South Allegheny class offers unusual mix: art history and robotics
November 4, 2016 12:00 AM
South Allegheny Middle School student Mary Humphries, right, looks up from her laptop to check on her animated cat she named “Kittie," during Jayme Sweet’s eighth-grade art class.
From left to right: South Allegheny Middle School students Hannah Marsh, Megan Baur and Allyson Danlovich hold their robotic art of their “Animated Coffee “ cup.
By Margaret Smykla
What do you get when you combine art history with robotics?
For at least two students at South Allegheny Middle School, the answer is their favorite art project ever.
That was the reaction of Wesley DiGiorgio and Mason Thomas, who were among 30 eighth-graders in a nine-week art class in which students create an art gallery of masterpieces that move.
“I get to use my imagination to figure out how to make a picture move and light up,” Wesley said.
“It’s fun trying to use a vibration motor for the little cars,” Mason said.
Working in groups, the students chose a famous painting from a list of 144 artists. After learning about their selected artist, they re-created the work in three dimensions, using cardboard, foam, food containers and more. Then, they had to answer this question: What story would their creation tell if they could bring it to life with movement?
Lastly, they had to figure out how to design that movement.
Students used a motor or a servomotor, which is a motor that contains a position-sensing device; LED lighting; and a Hummingbird Robotics Kit designed for young people.
Using computer coding, they decided how much movement and light their re-creation would need.
“This is our step into the future of remaking learning,” visual art teacher Jayne Sweet said.
“There was a lot of peer mentoring,” she said, especially with the computer component.
“For some, the coding came easy, but for others it was a foreign language,” she said.
Wesley, Mason and Donato DiMucci chose an artwork by British street artist Banksy that depicts a girl on a swing hanging from the letter “A” in the word “PARKING.” The work originally appeared on the wall of a city parking lot in Los Angeles.
“It just looked cool to us,” Mason said of their choice.
To make the swing move, the students used a servomotor to precisely control its position. A vibration motor added movement to model cars in the urban parking lot. Light-emitting diode lighting highlighted the work.
Mrs. Sweet, who also teaches computer coding, said the project is designed to foster the 21st century learning skills of the STEAM — science, technology, engineering, arts, mathematics — initiative: communication, creativity, collaboration and critical thinking.
“The plan is when they go into the business world, they will be able to do problem solving,” she said.
Students Olivia Stetz, McKenna Territo and Justine Shamber chose the surrealist masterpiece “Time Transfixed” by Belgian artist Rene Magritte. In it, a locomotive juts out of a fireplace below a mantel holding a clock and candlesticks.
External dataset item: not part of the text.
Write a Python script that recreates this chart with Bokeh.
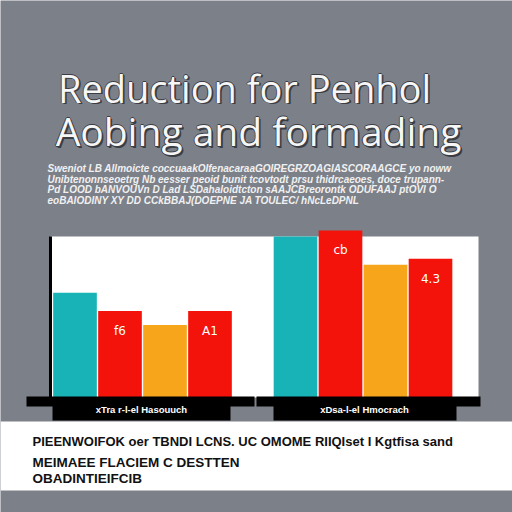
from bokeh.plotting import figure
from bokeh.models import Range1d
from bokeh.core.properties import value
from bokeh.embed import file_html
from bokeh.resources import INLINE

# ---------------- data ----------------
title_lines = ["Reduction for Penhol", "Aobing and formading"]
paragraph_lines = [
    "Sweniot LB Allmoicte coccuaakOIfenacaraaGOIREGRZOAGIASCORAAGCE yo noww",
    "Unibtenonnseoetrg Nb eesser peoid bunit tcovtodt prsu thidrcaeoes, doce trupann-",
    "Pd LOOD bANVOUVn D Lad LSDahaloidtcton sAAJCBreorontk ODUFAAJ ptOVI O",
    "eoBAIODINY XY DD CCkBBAJ(DOEPNE JA TOULEC/ hNcLeDPNL",
]
groups = ["xTra r-l-el Hasouuch", "xDsa-l-el Hmocrach"]
series = ["Teal", "Red", "Orange", "Red B"]
group1_values = [52, 43, 36, 43]
group2_values = [80, 83, 66, 69]
group1_labels = ["", "f6", "", "A1"]
group2_labels = ["", "cb", "", "4.3"]
footer_lines = [
    "PIEENWOIFOK oer TBNDI LCNS. UC OMOME RIIQIset I Kgtfisa sand",
    "MEIMAEE  FLACIEM C DESTTEN",
    "OBADINTIEIFCIB",
]
colors = ["#17b3b6", "#f4130a", "#f7a51b", "#f4130a"]

BG = "#7c8089"
H = 512


def Y(px):
    """page pixel (from top) -> canvas y"""
    return H - px


p = figure(width=512, height=512, output_backend="svg", toolbar_location=None,
           x_range=Range1d(0, 512), y_range=Range1d(0, H),
           x_axis_type=None, y_axis_type=None, min_border=0)
p.grid.visible = False
p.outline_line_color = None
p.background_fill_color = BG
p.border_fill_color = BG

# value / slot scales for the bar chart
p.extra_x_ranges = {"slot": Range1d(-74.5 / 45, (512 - 74.5) / 45)}
p.extra_y_ranges = {"val": Range1d(-(512 - 397) / 2.0125, 397 / 2.0125)}


def box(l, r, t, b, color):
    p.quad(left=[l], right=[r], top=[Y(t)], bottom=[Y(b)], fill_color=color, line_color=None)


# ---------------- title ----------------
title_sizes = ["38px", "39px"]
title_base = [87, 130]
title_x = [244, 258]
outline_offsets = [(1.8, 1.8), (-0.8, 0), (0.8, 0), (0, -0.8), (0, 0.8)]
for t, s, b, x in zip(title_lines, title_sizes, title_base, title_x):
    for dx, dy in outline_offsets:
        p.text(x=[x + dx], y=[Y(b + dy)], text=[t], text_font=value("Open Sans"),
               text_font_size=s, text_color="#3a3d44", text_align="center",
               text_baseline="alphabetic")
    p.text(x=[x], y=[Y(b)], text=[t], text_font=value("Open Sans"),
           text_font_size=s, text_color="#f6f6f6", text_align="center",
           text_baseline="alphabetic")

# ---------------- paragraph ----------------
for i, line in enumerate(paragraph_lines):
    p.text(x=[47], y=[Y(168 + i * 10.5)], text=[line], text_font=value("Liberation Sans"),
           text_font_size="10px", text_font_style="bold italic", text_color="#f0f0f0",
           text_align="left", text_baseline="middle")

# ---------------- plot area ----------------
box(50, 478, 236, 397, "white")

all_values = [group1_values, group2_values]
all_labels = [group1_labels, group2_labels]
for g, (vals, labs) in enumerate(zip(all_values, all_labels)):
    xs = [g * (len(series) + 0.9) + i for i in range(len(series))]
    p.vbar(x=xs, top=vals, bottom=0, width=0.97, fill_color=colors, line_color=None,
           x_range_name="slot", y_range_name="val")
    p.text(x=xs, y=vals, text=labs, x_range_name="slot", y_range_name="val",
           y_offset=20, text_font=value("DejaVu Sans"), text_font_size="12px",
           text_color="white", text_align="center", text_baseline="middle")

# axis line and base
p.segment(x0=[50], y0=[Y(236)], x1=[50], y1=[Y(397)], line_color="black", line_width=3)
box(26, 254, 396, 406, "black")
box(256, 480, 396, 406, "black")
box(52, 230, 400, 420, "black")
box(273, 456, 400, 420, "black")
for x, gname in zip([141, 364], groups):
    p.text(x=[x], y=[Y(409)], text=[gname], text_font=value("Liberation Sans"),
           text_font_size="9.5px", text_font_style="bold", text_color="white",
           text_align="center", text_baseline="middle")

# ---------------- footer ----------------
box(0, 512, 421, 490, "white")
footer_y = [441, 462, 478]
footer_sizes = ["13px", "13.5px", "13.5px"]
for line, y, s in zip(footer_lines, footer_y, footer_sizes):
    p.text(x=[32], y=[Y(y)], text=[line], text_font=value("Liberation Sans"),
           text_font_size=s, text_font_style="bold", text_color="#111111",
           text_align="left", text_baseline="middle")

open("out.html", "w").write(file_html(p, INLINE))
The girls crafted a locomotive from yogurt containers and a tube, with a recycled lightbulb socket as the smoke stack.
The candlesticks were made from dowel rods, with LED lighting creating flames. A servomotor made the clock move.
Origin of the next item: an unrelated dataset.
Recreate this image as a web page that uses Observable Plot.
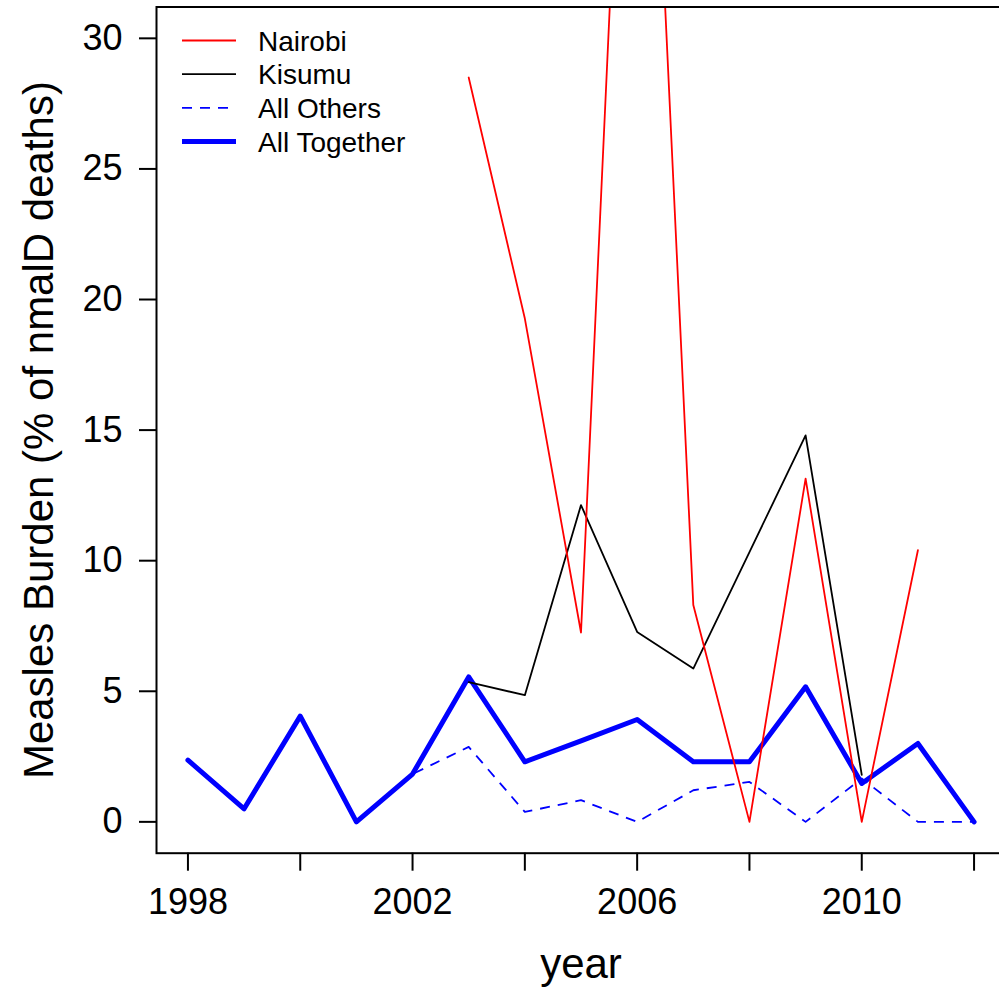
<!DOCTYPE html>
<html><head><meta charset="utf-8">
<script src="https://cdn.jsdelivr.net/npm/d3@7"></script>
<script src="https://cdn.jsdelivr.net/npm/@observablehq/plot@0.6"></script>
<style>
html,body{margin:0;padding:0;background:#fff;overflow:hidden;}
#wrap{position:relative;width:999px;height:987px;overflow:hidden;background:#fff;}
#legend{position:absolute;left:0;top:0;pointer-events:none;}
</style></head><body><div id="wrap"></div>
<script>
// ---- data ----
const years = [1998,1999,2000,2001,2002,2003,2004,2005,2006,2007,2008,2009,2010,2011,2012];
const allTogether = [2.36,0.5,4.05,0,1.83,5.55,2.3,3.1,3.92,2.3,2.3,5.17,1.47,3.0,0];
const allOthers   = [2.36,0.5,4.05,0,1.83,2.87,0.38,0.83,0,1.21,1.53,0,1.66,0,0];
const kisumuYears = [2003,2004,2005,2006,2007,2008,2009,2010];
const kisumu      = [5.35,4.85,12.13,7.27,5.87,10.33,14.8,1.8];
const nairobiYears = [2003,2004,2005,2006,2007,2008,2009,2010,2011];
const nairobi      = [28.5,19.27,7.25,54,8.3,0,13.14,0,10.4];
const xTicks = [1998,2000,2002,2004,2006,2008,2010,2012];
const xTickLabels = [1998,2002,2006,2010];
const yTicks = [0,5,10,15,20,25,30];
const xTitle = "year";
const yTitle = "Measles Burden (% of nmalD deaths)";
const legendLabels = ["Nairobi","Kisumu","All Others","All Together"];

const FONT = "'Liberation Sans', Arial, Helvetica, sans-serif";
const toRows = (xs, ys) => xs.map((x, i) => ({year: x, value: ys[i]}));

const chart = Plot.plot({
  width: 1006, height: 987,
  marginLeft: 156, marginRight: 1, marginTop: 6.5, marginBottom: 134.3,
  style: {fontFamily: FONT, fontSize: "36px", maxWidth: "none", background: "white", color: "black"},
  x: {domain: [1997.44, 2012.56]},
  y: {domain: [-1.2, 31.2]},
  marks: [
    Plot.axisX({ticks: xTicks, tickFormat: d => xTickLabels.includes(d) ? String(d) : "", tickSize: 18, tickPadding: 17, strokeWidth: 2, fontSize: 36, label: null}),
    Plot.axisY({ticks: yTicks, tickFormat: d => String(d), tickSize: 17, tickPadding: 17, strokeWidth: 2, fontSize: 36, label: null}),
    Plot.line(toRows(years, allTogether), {x: "year", y: "value", stroke: "#0000ff", strokeWidth: 5, clip: true}),
    Plot.line(toRows(years, allOthers), {x: "year", y: "value", stroke: "#0000ff", strokeWidth: 1.8, strokeDasharray: "10,8", strokeLinecap: "butt", clip: true}),
    Plot.line(toRows(kisumuYears, kisumu), {x: "year", y: "value", stroke: "#000000", strokeWidth: 1.8, clip: true}),
    Plot.line(toRows(nairobiYears, nairobi), {x: "year", y: "value", stroke: "#ff0000", strokeWidth: 1.8, clip: true}),
    Plot.frame({stroke: "black", strokeWidth: 2}),
    Plot.text([xTitle], {frameAnchor: "bottom", text: d => d, dy: 125, lineAnchor: "bottom", fontSize: 42, fill: "black"}),
    Plot.text([yTitle], {frameAnchor: "left", text: d => d, rotate: -90, dx: -104, lineAnchor: "bottom", textAnchor: "middle", fontSize: 42, fill: "black"})
  ]
});
const wrap = document.getElementById("wrap");
wrap.appendChild(chart);

// ---- legend overlay (R-style, inside the plot region) ----
const legendStyles = [
  {stroke: "#ff0000", width: 1.8, dash: null},
  {stroke: "#000000", width: 1.8, dash: null},
  {stroke: "#0000ff", width: 1.8, dash: "10,8"},
  {stroke: "#0000ff", width: 5, dash: null}
];
const lg = d3.select(wrap).append("svg").attr("id", "legend").attr("width", 460).attr("height", 180);
legendLabels.forEach((lab, i) => {
  const cy = 40.5 + i * 33.7;
  const st = legendStyles[i];
  const ln = lg.append("line").attr("x1", 182).attr("x2", 236).attr("y1", cy).attr("y2", cy)
    .attr("stroke", st.stroke).attr("stroke-width", st.width);
  if (st.dash) ln.attr("stroke-dasharray", st.dash);
  lg.append("text").attr("x", 258).attr("y", cy + 10).attr("font-family", FONT).attr("font-size", 28)
    .attr("fill", "black").text(lab);
});
</script></body></html>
The biggest challenge, McKenna said, was “putting it all together to make it look like the painting.”
Olivia said the hardest part was making it all move.
“It is important to know how to code when you get older,” Justine noted.
Mrs. Sweet said the class could have another long-term benefit.
“Computer science is declining among women enrolled at college,” she said. “Maybe this will help girls want to get into the program.”
When the nine-week course ended in late October, the students presented reports on their artists and projects, after which their work was viewed by other students in their classroom gallery.
During each of the next three nine-week art classes, students will produce similar works, which will also be displayed in the gallery.